California is struggling to balance a $26 billion shortfall with the possibility rising for an “all cuts” budget after Gov. Jerry Brown ended negotiations with state Republicans last week. News from Washington Tuesday suggests Republicans may also allow a shut down of the federal government this Friday if they don’t secure additional cuts to the deficit from the president.

Tuesday’s early work session is the first of many discussion the board of supervisors will hold over the next two months. They hope to approve a budget for the 2011-12 fiscal year by the end of June.

Residents Say City Changed Rules, Footed Them With $10,000 Bill For Sewer Connection

By Steven Tavares

An aging century-old sewer line in San Leandro's north side is unrepairable and the city wants an angry group of nine homeowners to foot the bill in excess of $10,000 to connect to a city-owned adjacent line.

Residents crowded the San Leandro City Council chambers Monday night howling in protest to a change in the city’s administrative code last December made relatively under the radar.
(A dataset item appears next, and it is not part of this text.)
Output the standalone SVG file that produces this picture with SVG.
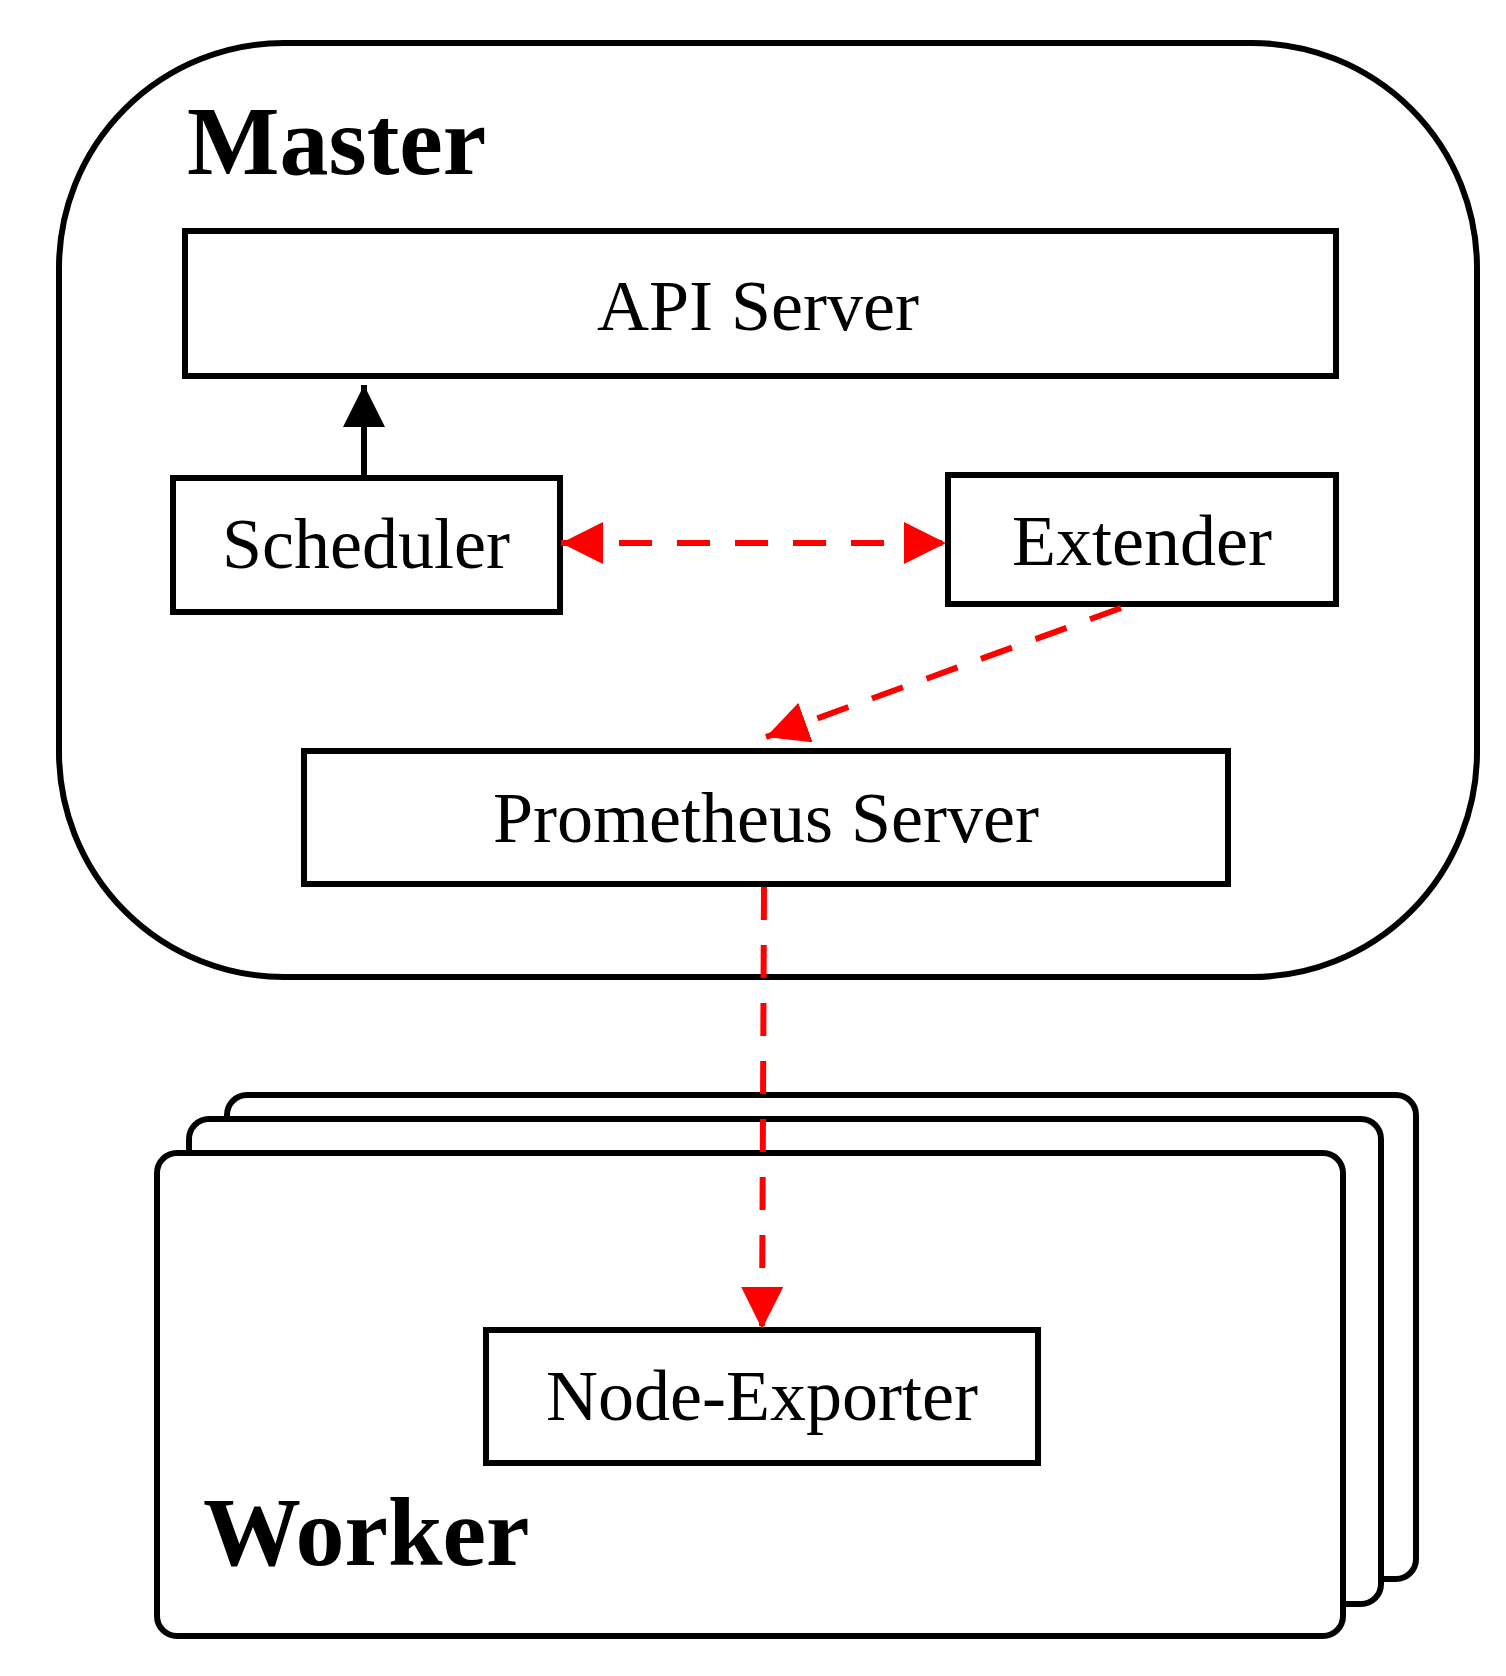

A clutch of nine homes located at a stretch on Dowling/Dutton/Beverly known as the Dutton Triangle were recently told a crumbling sewer line running underneath their homes would not be repaired. The issue was tabled during Monday's session for reconsideration, likely because of the vociferous blow back from residents.

The city, though, says the sewer line believed to have been constructed around 1900, is private property. As the area was reconfigured for homes in the 1920s, ownership of the sewer line was never accepted by the city, said Uche Udemezue, the engineering and transportation director for the city.
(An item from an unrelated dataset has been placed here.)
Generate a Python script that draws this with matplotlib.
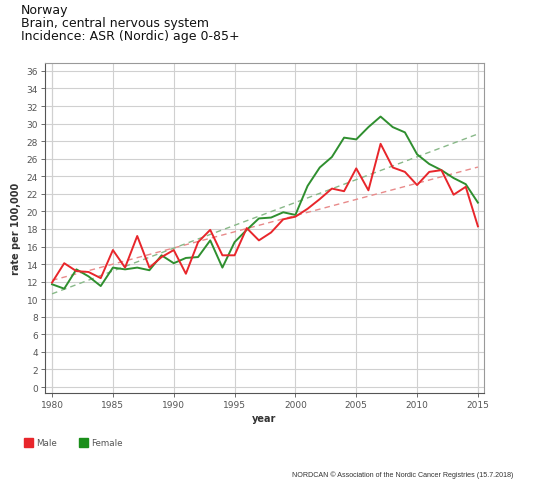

The city says because of the unique layout of the sewer line in the Dutton Triangle, much of the pipe passes through the backyards of homes and underneath existing structures. One two-story home at 325 Dowling was built directly above the sewer line making reconstruction unfeasible, the city says.

Residents, including the nine homeowners affected, say they were only notified earlier this year of the potential costs associated with connecting their homes to the city’s sewer main. Depending on the situation, the cost of linking their existing upper lateral to the a lower lateral could cost between $6-$10,000 with the city offering residents low-interest loans for the work. A lower lateral is defined as the section of the line connecting the home to the main under the public right of way, typically beginning at the sidewalk. A litany of residents Monday night showed uncommon anger for city officials and claimed the city surreptitiously sneaked the city code past an unsuspecting public.